Microsoft Plans RSS Features In Longhorn

Features are designed to make Really Simple Syndication feeds easier to subscribe to and more useful by connecting to desktop software.

Microsoft plans to include in the next version of Windows features to manage Web content distributed via RSS, an increasingly popular way of reading online news and blogs.

Windows Longhorn will include features to help PC users subscribe to information published by bloggers and Web news sites using the Really Simple Syndication protocol. Longhorn will also include a special database and API to make RSS feeds available to desktop apps, Microsoft said.

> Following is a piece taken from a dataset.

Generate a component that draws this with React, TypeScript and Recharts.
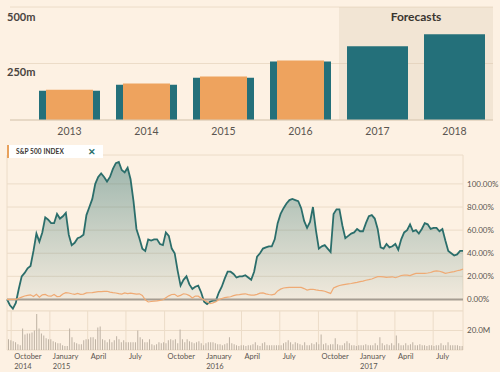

A test version of Longhorn--the desktop operating system due late next year--that Microsoft plans to distribute at its Professional Developers Conference in September will include the ability to subscribe to news feeds, blog entries, and other Web content published via RSS from within the Windows user interface. The feature will require the upcoming version 7 of Microsoft's Internet Explorer Web browser, due in test form this summer. Longhorn will also be able to store data from RSS feeds in a central place on a PC's hard drive and make it available to apps such as PC calendars. "We're making a really big RSS investment in Longhorn," says Gary Schare, Windows product-management director. "We think RSS will work better than past push technology."

The RSS protocol, based on XML, is a popular way for authors of online news sites, blogs, and audio "podcasts" to automatically alert their subscribers that new content is available. Today, most PC users who subscribe to RSS feeds view entries with special reader software or through Web sites like Technorati.com and Bloglines.com that aggregate the feeds. Apple Computer has built some support for subscribing to RSS feeds into its Safari Web browser, and the Mozilla Foundation includes the ability to bookmark RSS headlines in its Firefox browser.

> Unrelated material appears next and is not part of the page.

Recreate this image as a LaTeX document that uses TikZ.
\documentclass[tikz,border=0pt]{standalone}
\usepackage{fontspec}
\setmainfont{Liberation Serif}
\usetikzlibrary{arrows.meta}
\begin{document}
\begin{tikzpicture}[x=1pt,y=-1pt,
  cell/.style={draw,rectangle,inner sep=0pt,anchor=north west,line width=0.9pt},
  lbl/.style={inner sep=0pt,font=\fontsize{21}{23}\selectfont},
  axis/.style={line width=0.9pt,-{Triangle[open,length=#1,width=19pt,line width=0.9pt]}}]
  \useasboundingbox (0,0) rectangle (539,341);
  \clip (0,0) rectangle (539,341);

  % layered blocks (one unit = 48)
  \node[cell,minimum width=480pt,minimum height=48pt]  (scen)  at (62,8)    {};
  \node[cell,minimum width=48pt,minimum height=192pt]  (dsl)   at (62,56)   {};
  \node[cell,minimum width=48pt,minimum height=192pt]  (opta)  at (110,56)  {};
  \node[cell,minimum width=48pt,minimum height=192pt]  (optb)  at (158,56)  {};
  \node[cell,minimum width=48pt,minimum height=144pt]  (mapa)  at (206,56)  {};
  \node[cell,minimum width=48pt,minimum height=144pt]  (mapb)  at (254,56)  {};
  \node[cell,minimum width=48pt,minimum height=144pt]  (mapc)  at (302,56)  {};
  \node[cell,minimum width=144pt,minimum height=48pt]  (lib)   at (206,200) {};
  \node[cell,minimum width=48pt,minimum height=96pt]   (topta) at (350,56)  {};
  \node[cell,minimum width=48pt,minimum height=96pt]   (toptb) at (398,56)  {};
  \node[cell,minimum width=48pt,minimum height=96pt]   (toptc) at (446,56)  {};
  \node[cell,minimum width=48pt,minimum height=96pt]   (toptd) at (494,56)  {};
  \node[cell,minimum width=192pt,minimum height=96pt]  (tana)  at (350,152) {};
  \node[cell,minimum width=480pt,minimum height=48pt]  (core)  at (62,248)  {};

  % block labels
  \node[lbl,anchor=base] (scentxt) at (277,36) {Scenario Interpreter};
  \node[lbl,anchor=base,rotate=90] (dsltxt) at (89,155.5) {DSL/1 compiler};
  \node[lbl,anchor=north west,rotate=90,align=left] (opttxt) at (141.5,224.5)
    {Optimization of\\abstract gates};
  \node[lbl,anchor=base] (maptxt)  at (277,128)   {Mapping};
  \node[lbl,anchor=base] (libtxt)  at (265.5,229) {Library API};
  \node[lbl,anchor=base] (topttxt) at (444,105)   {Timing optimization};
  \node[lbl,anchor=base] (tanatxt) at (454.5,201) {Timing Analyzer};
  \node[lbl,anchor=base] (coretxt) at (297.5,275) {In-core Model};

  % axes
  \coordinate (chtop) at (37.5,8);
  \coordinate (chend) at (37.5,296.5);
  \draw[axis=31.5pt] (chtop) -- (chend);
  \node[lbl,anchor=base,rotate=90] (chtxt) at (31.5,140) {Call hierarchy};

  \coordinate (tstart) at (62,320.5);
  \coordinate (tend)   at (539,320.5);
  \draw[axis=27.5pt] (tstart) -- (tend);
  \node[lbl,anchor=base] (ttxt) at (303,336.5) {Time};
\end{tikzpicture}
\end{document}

But RSS still hasn't caught on with most PC users, says Matt Rosoff, a Directions on Microsoft analyst. "It's cutting-edge technology but not something that would enlist a ton of new users," he says. RSS could become more popular if Microsoft builds into its Office apps features that consume information published that way, Rosoff adds.

For its part, Microsoft says it hopes to expand applications for RSS-syndicated content. "We want to enable RSS at the Windows platform level to open it up to new developers," Schare says. On Friday, Microsoft published extensions to the RSS protocol for viewing and sorting lists of entries--such as items on an E-commerce site or songs from an online music store--by their popularity or other criteria. Currently, RSS entries appear in reader software by the date they were published. Microsoft published the extensions under the Creative Commons license, a public domain licensing organization founded by Stanford University law professor Lawrence Lessig.

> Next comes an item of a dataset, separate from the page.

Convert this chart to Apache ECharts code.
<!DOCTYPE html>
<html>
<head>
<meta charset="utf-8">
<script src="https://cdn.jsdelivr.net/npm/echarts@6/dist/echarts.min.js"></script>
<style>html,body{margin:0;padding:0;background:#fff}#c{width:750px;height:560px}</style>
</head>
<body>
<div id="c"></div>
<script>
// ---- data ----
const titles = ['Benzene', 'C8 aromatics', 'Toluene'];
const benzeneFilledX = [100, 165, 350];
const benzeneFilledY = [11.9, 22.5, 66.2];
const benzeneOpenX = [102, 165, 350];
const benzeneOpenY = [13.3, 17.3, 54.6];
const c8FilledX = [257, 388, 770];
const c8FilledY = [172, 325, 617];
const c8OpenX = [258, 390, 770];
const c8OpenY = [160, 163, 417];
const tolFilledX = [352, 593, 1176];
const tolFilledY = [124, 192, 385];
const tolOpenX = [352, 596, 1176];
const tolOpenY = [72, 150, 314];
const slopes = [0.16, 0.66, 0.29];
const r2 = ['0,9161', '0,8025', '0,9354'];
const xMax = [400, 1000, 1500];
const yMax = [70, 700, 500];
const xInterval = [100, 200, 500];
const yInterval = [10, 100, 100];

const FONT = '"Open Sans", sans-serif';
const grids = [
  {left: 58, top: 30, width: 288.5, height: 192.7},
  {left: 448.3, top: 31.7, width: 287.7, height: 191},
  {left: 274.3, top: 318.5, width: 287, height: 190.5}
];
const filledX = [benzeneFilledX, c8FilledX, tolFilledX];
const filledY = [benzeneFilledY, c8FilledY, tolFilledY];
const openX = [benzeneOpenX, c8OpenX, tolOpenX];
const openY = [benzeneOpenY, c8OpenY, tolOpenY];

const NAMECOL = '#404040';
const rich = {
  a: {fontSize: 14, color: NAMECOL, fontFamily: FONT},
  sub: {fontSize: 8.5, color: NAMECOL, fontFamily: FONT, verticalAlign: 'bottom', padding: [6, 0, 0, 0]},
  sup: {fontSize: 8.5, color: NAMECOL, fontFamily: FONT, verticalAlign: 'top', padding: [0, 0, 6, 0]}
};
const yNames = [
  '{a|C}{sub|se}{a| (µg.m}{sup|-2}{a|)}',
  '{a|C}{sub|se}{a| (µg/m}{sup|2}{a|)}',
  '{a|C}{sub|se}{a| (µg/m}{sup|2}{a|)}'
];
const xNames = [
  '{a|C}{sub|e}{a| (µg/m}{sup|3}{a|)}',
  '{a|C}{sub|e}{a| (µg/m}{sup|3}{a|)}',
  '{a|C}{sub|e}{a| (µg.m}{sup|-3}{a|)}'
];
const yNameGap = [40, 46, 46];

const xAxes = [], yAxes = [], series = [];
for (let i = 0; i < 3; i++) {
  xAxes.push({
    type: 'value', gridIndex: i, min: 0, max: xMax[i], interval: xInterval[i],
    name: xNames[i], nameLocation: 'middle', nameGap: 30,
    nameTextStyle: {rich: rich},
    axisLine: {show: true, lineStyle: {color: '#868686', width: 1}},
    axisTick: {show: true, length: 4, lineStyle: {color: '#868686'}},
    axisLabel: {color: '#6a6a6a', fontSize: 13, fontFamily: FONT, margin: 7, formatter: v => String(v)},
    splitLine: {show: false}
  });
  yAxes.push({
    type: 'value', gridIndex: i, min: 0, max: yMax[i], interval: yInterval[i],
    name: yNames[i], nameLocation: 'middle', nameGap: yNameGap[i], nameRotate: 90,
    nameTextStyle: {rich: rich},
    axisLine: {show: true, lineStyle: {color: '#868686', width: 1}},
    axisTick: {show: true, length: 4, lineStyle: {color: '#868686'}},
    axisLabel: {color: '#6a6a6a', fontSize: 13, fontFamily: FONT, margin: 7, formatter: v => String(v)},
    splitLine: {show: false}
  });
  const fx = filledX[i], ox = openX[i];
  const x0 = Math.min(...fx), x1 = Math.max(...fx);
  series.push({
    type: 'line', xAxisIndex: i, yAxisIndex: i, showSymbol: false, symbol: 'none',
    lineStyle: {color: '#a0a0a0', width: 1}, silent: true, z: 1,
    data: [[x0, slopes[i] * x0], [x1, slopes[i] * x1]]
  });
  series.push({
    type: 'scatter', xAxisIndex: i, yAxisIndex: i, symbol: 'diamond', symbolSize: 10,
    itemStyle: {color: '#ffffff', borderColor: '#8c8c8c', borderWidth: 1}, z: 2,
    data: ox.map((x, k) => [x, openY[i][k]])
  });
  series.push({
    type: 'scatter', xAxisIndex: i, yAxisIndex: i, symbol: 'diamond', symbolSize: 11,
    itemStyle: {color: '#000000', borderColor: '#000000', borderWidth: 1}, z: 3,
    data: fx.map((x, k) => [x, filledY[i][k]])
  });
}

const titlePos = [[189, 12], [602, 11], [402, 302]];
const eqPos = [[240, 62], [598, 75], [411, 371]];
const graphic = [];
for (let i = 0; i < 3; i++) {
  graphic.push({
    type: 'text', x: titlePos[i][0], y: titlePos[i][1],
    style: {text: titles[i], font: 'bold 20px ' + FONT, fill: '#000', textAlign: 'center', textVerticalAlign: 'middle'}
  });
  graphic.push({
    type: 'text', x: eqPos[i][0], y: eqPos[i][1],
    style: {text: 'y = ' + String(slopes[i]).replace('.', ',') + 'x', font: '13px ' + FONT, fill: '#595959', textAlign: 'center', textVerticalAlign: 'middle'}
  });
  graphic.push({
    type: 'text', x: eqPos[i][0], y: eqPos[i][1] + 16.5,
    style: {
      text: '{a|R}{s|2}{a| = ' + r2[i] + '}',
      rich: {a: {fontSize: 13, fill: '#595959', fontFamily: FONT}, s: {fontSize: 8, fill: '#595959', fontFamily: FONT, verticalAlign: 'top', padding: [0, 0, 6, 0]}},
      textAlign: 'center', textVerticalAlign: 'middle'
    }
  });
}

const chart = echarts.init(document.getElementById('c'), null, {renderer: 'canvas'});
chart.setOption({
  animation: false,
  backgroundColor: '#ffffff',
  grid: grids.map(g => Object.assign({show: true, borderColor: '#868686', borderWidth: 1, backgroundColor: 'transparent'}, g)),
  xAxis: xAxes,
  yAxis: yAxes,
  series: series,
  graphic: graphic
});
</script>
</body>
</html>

Some of the features Microsoft plans for Longhorn will be available to Windows XP users as well. The RSS extensions and ability to subscribe to feeds from within Windows will also appear in a version of Internet Explorer 7 for Windows XP, Schare says. But users will have to wait for Longhorn to take advantage of the "common feed store" for desktop software that Microsoft is developing. That technology is scheduled to debut in a test version of Longhorn due in mid-September at Microsoft's developers conference in Los Angeles. Schare says it won't appear in the "beta 1" version of Longhorn, which is expected in August.